A student solving a ladder problem notes that at the moment of interest x = 6 and y = 8, so she substitutes these into x² + y² = 100 first, obtaining 36 + 64 = 100. She then differentiates to find 0 = 0. What error did she make?
AShe used the Pythagorean theorem incorrectly for a moving triangle.
BShe substituted instantaneous values before differentiating, collapsing the variable relationship into a constant.
CShe should have differentiated each variable separately before writing the equation.
DThe equation x² + y² = 100 does not hold when the ladder is sliding.
Substituting before differentiating freezes the variables at a single instant, turning the equation into a numerical identity (36 + 64 = 100) whose derivative is zero. This destroys the rate information. The correct procedure: first differentiate x² + y² = 100 with respect to t (yielding 2x·dx/dt + 2y·dy/dt = 0), then substitute the known instantaneous values of x, y, and any given rates to solve for the unknown rate.
Question 2 Multiple Choice
The radius of a spherical balloon is increasing at 3 cm/s. What is dV/dt when the radius is 5 cm? (V = 4/3 πr³)
A12π cm³/s, because dV/dt = 4π(dr/dt)²
B100π cm³/s, because dV/dt = (4/3)π(dr/dt)³
C300π cm³/s, because dV/dt = 4πr² · dr/dt
D60π cm³/s, because dV/dt = 4πr · dr/dt
Differentiating V = (4/3)πr³ with respect to t via the chain rule gives dV/dt = 4πr² · dr/dt. At r = 5 and dr/dt = 3: dV/dt = 4π(25)(3) = 300π cm³/s. Option A mistakes dr/dt for r; option D drops the square on r; option B substitutes dr/dt in place of r before differentiating — the classic error of confusing a variable's current value with its rate of change.
Question 3 True / False
In a related-rates problem, all variables in the geometric equation are implicitly functions of time t, even when t does not appear explicitly in the equation.
TTrue
FFalse
Answer: True
This is the foundational conceptual shift in related rates. A balloon's radius r and volume V are not static numbers — they change as time passes, making them functions r(t) and V(t). The equation V = (4/3)πr³ holds at every instant, so it is an identity between two time-varying functions. Differentiating both sides with respect to t (and applying the chain rule to r) is only valid because r = r(t).
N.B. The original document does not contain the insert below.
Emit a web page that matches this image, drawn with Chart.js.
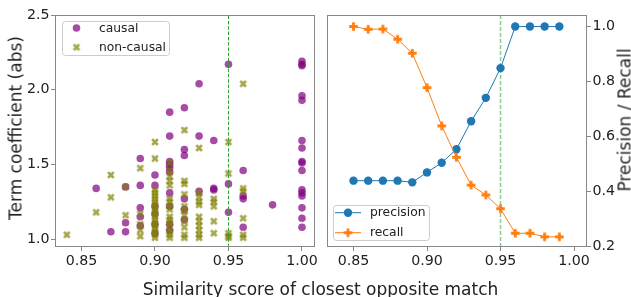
<!DOCTYPE html>
<html><head><meta charset="utf-8">
<script src="https://cdn.jsdelivr.net/npm/chart.js@4.4.1/dist/chart.umd.min.js"></script>
<style>
html,body{margin:0;padding:0;background:#fff;}
#wrap{position:relative;width:631px;height:297px;overflow:hidden;font-family:"DejaVu Sans",sans-serif;color:#222;}
#c1{position:absolute;left:0;top:0;}
#c2{position:absolute;left:320px;top:0;}
.t{position:absolute;font-size:17px;line-height:17px;white-space:nowrap;}
#xtitle{left:0;width:641px;top:280.6px;text-align:center;}
.rot{transform:translate(-50%,-50%) rotate(-90deg);}
#ytitle1{left:16.4px;top:128px;}
#ytitle2{left:625px;top:120px;}
</style>
</head><body>
<div id="wrap">
<canvas id="c1" width="320" height="297" style="width:320px;height:297px"></canvas>
<canvas id="c2" width="311" height="297" style="width:311px;height:297px"></canvas>
<div class="t" id="xtitle">Similarity score of closest opposite match</div>
<div class="t rot" id="ytitle1">Term coefficient (abs)</div>
<div class="t rot" id="ytitle2">Precision / Recall</div>
</div>
<script>
// ---------- data ----------
const causalX = [
0.86,
0.87,
0.88,0.88,0.88,
0.89,0.89,0.89,0.89,0.89,
0.90,0.90,0.90,0.90,0.90,0.90,
0.91,0.91,0.91,0.91,0.91,0.91,0.91,0.91,0.91,0.91,
0.92,0.92,0.92,0.92,0.92,0.92,
0.93,0.93,0.93,
0.94,0.94,0.94,
0.95,0.95,0.95,
0.96,0.96,0.96,0.96,
0.98,
1.00,1.00,1.00,1.00,1.00,1.00,1.00,1.00,1.00,1.00,1.00,1.00,1.00,1.00,1.00,1.00
];
const causalY = [
1.34,
1.05,
1.35,1.11,1.05,
1.54,1.36,1.21,1.15,1.09,
1.43,1.36,1.22,1.17,1.10,1.04,
1.85,1.69,1.52,1.50,1.48,1.45,1.31,1.22,1.10,1.06,
1.88,1.60,1.56,1.27,1.20,1.13,
2.04,1.69,1.32,
1.66,1.34,1.33,
2.17,1.37,1.18,
1.46,1.29,1.27,1.08,
1.23,
2.19,2.17,2.16,1.96,1.93,1.66,1.61,1.52,1.51,1.46,1.33,1.31,1.29,1.21,1.14,1.08
];
const nonCausalX = [
0.84,
0.86,
0.87,0.87,
0.88,0.88,
0.89,0.89,0.89,0.89,0.89,
0.90,0.90,0.90,0.90,0.90,0.90,0.90,0.90,0.90,0.90,0.90,0.90,0.90,0.90,0.90,0.90,0.90,0.90,0.90,
0.91,0.91,0.91,0.91,0.91,0.91,0.91,0.91,0.91,0.91,0.91,0.91,0.91,0.91,0.91,0.91,
0.92,0.92,0.92,0.92,0.92,0.92,0.92,0.92,0.92,0.92,0.92,
0.93,0.93,0.93,0.93,0.93,0.93,0.93,0.93,0.93,0.93,0.93,
0.94,0.94,0.94,0.94,0.94,
0.95,0.95,0.95,0.95,0.95,
0.96,0.96,0.96,0.96,0.96,0.96
];
const nonCausalY = [
1.03,
1.18,
1.43,1.28,
1.35,1.16,
1.475,1.17,1.10,1.06,1.02,
1.65,1.54,1.33,1.31,1.29,1.27,1.25,1.23,1.21,1.19,1.17,1.15,1.13,1.11,1.09,1.07,1.05,1.03,1.01,
1.51,1.46,1.42,1.39,1.36,1.27,1.25,1.22,1.20,1.15,1.13,1.11,1.08,1.05,1.03,1.01,
1.73,1.39,1.37,1.30,1.22,1.19,1.16,1.12,1.08,1.03,1.01,
1.61,1.31,1.28,1.25,1.23,1.15,1.12,1.09,1.06,1.03,1.01,
1.27,1.25,1.22,1.12,1.04,
1.65,1.44,1.04,1.02,1.01,
2.04,1.34,1.32,1.14,1.03,1.01
];
const thresholdX = 0.95;
const scoreX = [0.85,0.86,0.87,0.88,0.89,0.90,0.91,0.92,0.93,0.94,0.95,0.96,0.97,0.98,0.99];
const precision = [0.44,0.44,0.44,0.44,0.434,0.47,0.505,0.554,0.656,0.741,0.849,1.0,1.0,1.0,1.0];
const recall = [1.0,0.99,0.991,0.954,0.903,0.778,0.639,0.525,0.424,0.388,0.338,0.249,0.249,0.236,0.236];
const xTicks = [0.85,0.90,0.95,1.00];
const leftYTicks = [1.0,1.5,2.0,2.5];
const rightYTicks = [0.2,0.4,0.6,0.8,1.0];
const xRange = [0.832, 1.0088];
const leftYRange = [0.948, 2.5];
const rightYRange = [0.199, 1.042];

// ---------- styling helpers ----------
Chart.defaults.font.family = "'DejaVu Sans', sans-serif";
Chart.defaults.color = '#222';
const PURPLE = 'rgba(128,0,128,0.7)';
const OLIVE = 'rgba(128,128,0,0.7)';
const BLUE = '#1f77b4';
const ORANGE = '#ff7f0e';

function makeMarker(kind, size, color){
  const S = Math.ceil(size) + 2;
  const c = document.createElement('canvas');
  c.width = S; c.height = S;
  const g = c.getContext('2d');
  g.translate(S/2, S/2);
  let pts, k;
  if (kind === 'X') {
    pts = [[-1,-2],[0,-1],[1,-2],[2,-1],[1,0],[2,1],[1,2],[0,1],[-1,2],[-2,1],[-1,0],[-2,-1]];
    k = size/4;
  } else {
    pts = [[-1,-3],[1,-3],[1,-1],[3,-1],[3,1],[1,1],[1,3],[-1,3],[-1,1],[-3,1],[-3,-1],[-1,-1]];
    k = size/6;
  }
  g.beginPath();
  pts.forEach((p,i)=>{ if(i) g.lineTo(p[0]*k,p[1]*k); else g.moveTo(p[0]*k,p[1]*k); });
  g.closePath();
  g.fillStyle = color; g.fill();
  return c;
}
const xImg = makeMarker('X', 7.6, OLIVE);
const plusImg = makeMarker('P', 8.6, ORANGE);

const framePlugin = {
  id: 'frame',
  afterDatasetsDraw(chart){
    const a = chart.chartArea, ctx = chart.ctx;
    ctx.save();
    ctx.strokeStyle = '#888'; ctx.lineWidth = 1;
    ctx.strokeRect(Math.round(a.left)+0.5, Math.round(a.top)+0.5, Math.round(a.right-a.left)-1, Math.round(a.bottom-a.top)-1);
    ctx.restore();
  }
};
function rr(ctx,x,y,w,h,r){
  ctx.beginPath();
  ctx.moveTo(x+r,y); ctx.lineTo(x+w-r,y); ctx.arcTo(x+w,y,x+w,y+r,r);
  ctx.lineTo(x+w,y+h-r); ctx.arcTo(x+w,y+h,x+w-r,y+h,r);
  ctx.lineTo(x+r,y+h); ctx.arcTo(x,y+h,x,y+h-r,r);
  ctx.lineTo(x,y+r); ctx.arcTo(x,y,x+r,y,r); ctx.closePath();
}
const legendPlugin = {
  id: 'boxLegend',
  afterDraw(chart, args, opts){
    if (!opts || !opts.box) return;
    const ctx = chart.ctx, b = opts.box;
    ctx.save();
    rr(ctx, b.x+0.5, b.y+0.5, b.w, b.h, 3);
    ctx.fillStyle = 'rgba(255,255,255,0.8)'; ctx.fill();
    ctx.strokeStyle = '#cccccc'; ctx.lineWidth = 1; ctx.stroke();
    ctx.font = "12.3px 'DejaVu Sans'"; ctx.textBaseline = 'middle';
    opts.items.forEach(it=>{
      const ds = chart.data.datasets[it.ds];
      if (it.line) {
        ctx.beginPath(); ctx.moveTo(it.line[0], it.y); ctx.lineTo(it.line[1], it.y);
        ctx.strokeStyle = ds.borderColor; ctx.lineWidth = 1; ctx.stroke();
      }
      const ps = ds.pointStyle;
      if (ps && typeof ps === 'object') {
        ctx.drawImage(ps, it.mx - ps.width/2, it.y - ps.height/2);
      } else {
        ctx.beginPath(); ctx.arc(it.mx, it.y, ds.pointRadius, 0, Math.PI*2);
        ctx.fillStyle = ds.backgroundColor; ctx.fill();
      }
      ctx.fillStyle = '#222';
      ctx.fillText(ds.label, it.tx, it.y + 0.5);
    });
    ctx.restore();
  }
};

function xScale(){
  return {
    type:'linear', min:xRange[0], max:xRange[1],
    afterBuildTicks: s => { s.ticks = xTicks.map(v=>({value:v})); },
    ticks:{ callback: v => Number(v).toFixed(2), font:{size:14.2}, color:'#222', padding:2, maxRotation:0, autoSkip:false },
    grid:{ drawOnChartArea:false, tickLength:4, color:'#888' },
    border:{ display:false },
    afterFit: s => { s.height = 50; }
  };
}
function yScale(pos, range, tks, width){
  return {
    type:'linear', position:pos, min:range[0], max:range[1],
    afterBuildTicks: s => { s.ticks = tks.map(v=>({value:v})); },
    ticks:{ callback: v => Number(v).toFixed(1), font:{size:14.2}, color:'#222', padding:1.5, autoSkip:false },
    grid:{ drawOnChartArea:false, tickLength:4, color:'#888' },
    border:{ display:false },
    afterFit: s => { s.width = width; }
  };
}

// ---------- left chart ----------
new Chart(document.getElementById('c1'), {
  type:'scatter',
  data:{ datasets:[
    { label:'causal', data: causalX.map((x,i)=>({x, y:causalY[i]})),
      pointStyle:'circle', pointRadius:3.8, backgroundColor:PURPLE, borderWidth:0, order:2 },
    { label:'non-causal', data: nonCausalX.map((x,i)=>({x, y:nonCausalY[i]})),
      pointStyle:xImg, pointRadius:4, backgroundColor:OLIVE, borderWidth:0, order:1 },
    { label:'threshold', data:[{x:thresholdX, y:leftYRange[0]},{x:thresholdX, y:leftYRange[1]}],
      showLine:true, pointRadius:0, borderColor:'#2ca02c', borderWidth:1, borderDash:[3.5,1.8], order:0 }
  ]},
  options:{
    responsive:false, animation:false, events:[],
    layout:{ padding:{ top:15, right:4.3, left:0, bottom:0 } },
    plugins:{ legend:{display:false}, tooltip:{enabled:false},
      boxLegend:{ box:{x:62, y:21, w:107, h:34},
        items:[ {ds:0, y:28, mx:76.5, tx:99}, {ds:1, y:47.3, mx:76.5, tx:99} ] } },
    scales:{ x: xScale(), y: yScale('left', leftYRange, leftYTicks, 55) }
  },
  plugins:[framePlugin, legendPlugin]
});

// ---------- right chart ----------
new Chart(document.getElementById('c2'), {
  type:'scatter',
  data:{ datasets:[
    { label:'precision', data: scoreX.map((x,i)=>({x, y:precision[i]})), showLine:true,
      borderColor:BLUE, borderWidth:1, pointStyle:'circle', pointRadius:4.2, backgroundColor:BLUE, pointBorderWidth:0, order:2 },
    { label:'recall', data: scoreX.map((x,i)=>({x, y:recall[i]})), showLine:true,
      borderColor:ORANGE, borderWidth:1, pointStyle:plusImg, pointRadius:4.5, backgroundColor:ORANGE, pointBorderWidth:0, order:1 },
    { label:'threshold', data:[{x:thresholdX, y:rightYRange[0]},{x:thresholdX, y:rightYRange[1]}],
      showLine:true, pointRadius:0, borderColor:'rgba(44,160,44,0.55)', borderWidth:1.5, borderDash:[4,2], order:3 }
  ]},
  options:{
    responsive:false, animation:false, events:[],
    layout:{ padding:{ top:15, right:0, left:7, bottom:0 } },
    plugins:{ legend:{display:false}, tooltip:{enabled:false},
      boxLegend:{ box:{x:13, y:205, w:96, h:35},
        items:[ {ds:0, y:212.7, mx:28, tx:50, line:[15,41]}, {ds:1, y:232.7, mx:28, tx:50, line:[15,41]} ] } },
    scales:{ x: xScale(), y: yScale('right', rightYRange, rightYTicks, 44) }
  },
  plugins:[framePlugin, legendPlugin]
});
</script>
</body></html>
If r were a fixed constant, dr/dt would be zero and the equation would carry no dynamic information.
Question 4 True / False
You can substitute the known instantaneous values of most position variables into the relating equation before differentiating, as long as you keep the rates (dx/dt, dy/dt) as unknowns.
TTrue
FFalse
Answer: False
This is the most common error in related rates. Substituting position values before differentiating turns variables into constants, making the chain rule yield zero. The rates dx/dt and dy/dt cannot be extracted once x and y have been replaced by numbers. The correct order is always: (1) write the geometric equation in terms of variables, (2) differentiate both sides with respect to t applying the chain rule, (3) then substitute known instantaneous values and known rates to solve for the unknown rate.
Question 5 Short Answer
Why must you differentiate the relating equation before substituting the known instantaneous values of the variables?
Think about your answer, then reveal below.
Model answer: Because substituting turns variables into constants, and the derivative of a constant is zero — destroying all information about rates. The chain rule can only extract dr/dt, dx/dt, etc., while r and x are still present as variables. Once you substitute x = 6 into x², you get 36, a number with no derivative relationship to time. Differentiation with respect to t must act while all quantities are still expressed as changing functions of t.
The relating equation (like x² + y² = L²) is true at every instant — it is an identity between functions of t, not a fact about one particular moment. Differentiating with respect to t converts this identity into a relationship between rates. Only after that step can you substitute specific values to find a specific rate at a specific moment. This ordering is what makes related rates a differentiation problem, not just an algebra problem.